§ EXERCISE TASK:
Restate the data exactly as given and keep the pictures out.

§ DATA SEGMENT:

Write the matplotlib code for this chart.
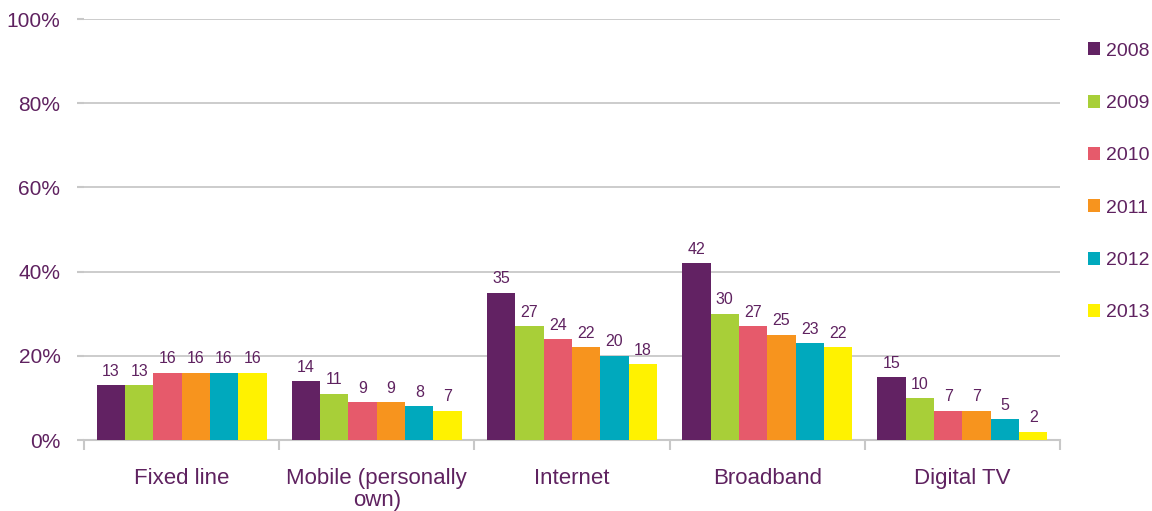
import matplotlib
matplotlib.use("Agg")
import matplotlib.pyplot as plt
import numpy as np

plt.rcParams['font.family'] = ['Liberation Sans', 'DejaVu Sans']

categories = ["Fixed line", "Mobile (personally\nown)", "Internet", "Broadband", "Digital TV"]
years = ["2008", "2009", "2010", "2011", "2012", "2013"]
values = {
    "2008": [13, 14, 35, 42, 15],
    "2009": [13, 11, 27, 30, 10],
    "2010": [16, 9, 24, 27, 7],
    "2011": [16, 9, 22, 25, 7],
    "2012": [16, 8, 20, 23, 5],
    "2013": [16, 7, 18, 22, 2],
}
colors = ["#622263", "#a8cf38", "#e65a6b", "#f7941e", "#00a9bd", "#fff200"]
text_color = "#5f2260"
grid_color = "#c8c8c8"

fig = plt.figure(figsize=(11.52, 5.11), dpi=100)
ax = fig.add_axes([84/1152, 71/511, (1060-84)/1152, (440-19)/511])

n = len(years)
bw = 0.145
x = np.arange(len(categories))
for i, y in enumerate(years):
    pos = x + (i - (n-1)/2) * bw
    ax.bar(pos, values[y], bw, color=colors[i], label=y, zorder=3)
    for xp, v in zip(pos, values[y]):
        ax.text(xp, v + 1.5, str(v), ha='center', va='bottom', fontsize=11.5, color=text_color)

ax.set_xlim(-0.5, len(categories) - 0.5)
ax.set_ylim(0, 100)
ax.set_yticks(np.arange(0, 101, 20))
ax.set_yticklabels([f"{t}%" for t in range(0, 101, 20)])
ax.yaxis.grid(True, color=grid_color, linewidth=1.3, zorder=0)
for s in ['top', 'right', 'left']:
    ax.spines[s].set_visible(False)
ax.spines['bottom'].set_color(grid_color)
ax.spines['bottom'].set_linewidth(1.5)
ax.tick_params(axis='y', colors=grid_color, labelcolor=text_color, labelsize=15, length=5, width=1.5, pad=12)

ax.set_xticks(np.arange(-0.5, len(categories), 1.0))
ax.set_xticklabels([])
ax.tick_params(axis='x', which='major', colors=grid_color, length=7, width=1.5)
ax.set_xticks(x, minor=True)
ax.set_xticklabels(categories, minor=True)
ax.tick_params(axis='x', which='minor', length=0, labelcolor=text_color, labelsize=16, pad=20)
for lbl in ax.get_xticklabels(minor=True):
    lbl.set_linespacing(1.1)

handles, labels = ax.get_legend_handles_labels()
leg = fig.legend(handles, labels, loc='upper left', bbox_to_anchor=(1070/1152, 1 - 25/511),
                 frameon=False, fontsize=14, labelcolor=text_color, handlelength=0.65,
                 handleheight=0.65, handletextpad=0.3, labelspacing=1.8)

fig.savefig("out.png", dpi=100)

§ FINISHED ANSWER:
Write the matplotlib code for this chart.
import matplotlib
matplotlib.use("Agg")
import matplotlib.pyplot as plt
import numpy as np

plt.rcParams['font.family'] = ['Liberation Sans', 'DejaVu Sans']

categories = ["Fixed line", "Mobile (personally\nown)", "Internet", "Broadband", "Digital TV"]
years = ["2008", "2009", "2010", "2011", "2012", "2013"]
values = {
    "2008": [13, 14, 35, 42, 15],
    "2009": [13, 11, 27, 30, 10],
    "2010": [16, 9, 24, 27, 7],
    "2011": [16, 9, 22, 25, 7],
    "2012": [16, 8, 20, 23, 5],
    "2013": [16, 7, 18, 22, 2],
}
colors = ["#622263", "#a8cf38", "#e65a6b", "#f7941e", "#00a9bd", "#fff200"]
text_color = "#5f2260"
grid_color = "#c8c8c8"

fig = plt.figure(figsize=(11.52, 5.11), dpi=100)
ax = fig.add_axes([84/1152, 71/511, (1060-84)/1152, (440-19)/511])

n = len(years)
bw = 0.145
x = np.arange(len(categories))
for i, y in enumerate(years):
    pos = x + (i - (n-1)/2) * bw
    ax.bar(pos, values[y], bw, color=colors[i], label=y, zorder=3)
    for xp, v in zip(pos, values[y]):
        ax.text(xp, v + 1.5, str(v), ha='center', va='bottom', fontsize=11.5, color=text_color)

ax.set_xlim(-0.5, len(categories) - 0.5)
ax.set_ylim(0, 100)
ax.set_yticks(np.arange(0, 101, 20))
ax.set_yticklabels([f"{t}%" for t in range(0, 101, 20)])
ax.yaxis.grid(True, color=grid_color, linewidth=1.3, zorder=0)
for s in ['top', 'right', 'left']:
    ax.spines[s].set_visible(False)
ax.spines['bottom'].set_color(grid_color)
ax.spines['bottom'].set_linewidth(1.5)
ax.tick_params(axis='y', colors=grid_color, labelcolor=text_color, labelsize=15, length=5, width=1.5, pad=12)

ax.set_xticks(np.arange(-0.5, len(categories), 1.0))
ax.set_xticklabels([])
ax.tick_params(axis='x', which='major', colors=grid_color, length=7, width=1.5)
ax.set_xticks(x, minor=True)
ax.set_xticklabels(categories, minor=True)
ax.tick_params(axis='x', which='minor', length=0, labelcolor=text_color, labelsize=16, pad=20)
for lbl in ax.get_xticklabels(minor=True):
    lbl.set_linespacing(1.1)

handles, labels = ax.get_legend_handles_labels()
leg = fig.legend(handles, labels, loc='upper left', bbox_to_anchor=(1070/1152, 1 - 25/511),
                 frameon=False, fontsize=14, labelcolor=text_color, handlelength=0.65,
                 handleheight=0.65, handletextpad=0.3, labelspacing=1.8)

fig.savefig("out.png", dpi=100)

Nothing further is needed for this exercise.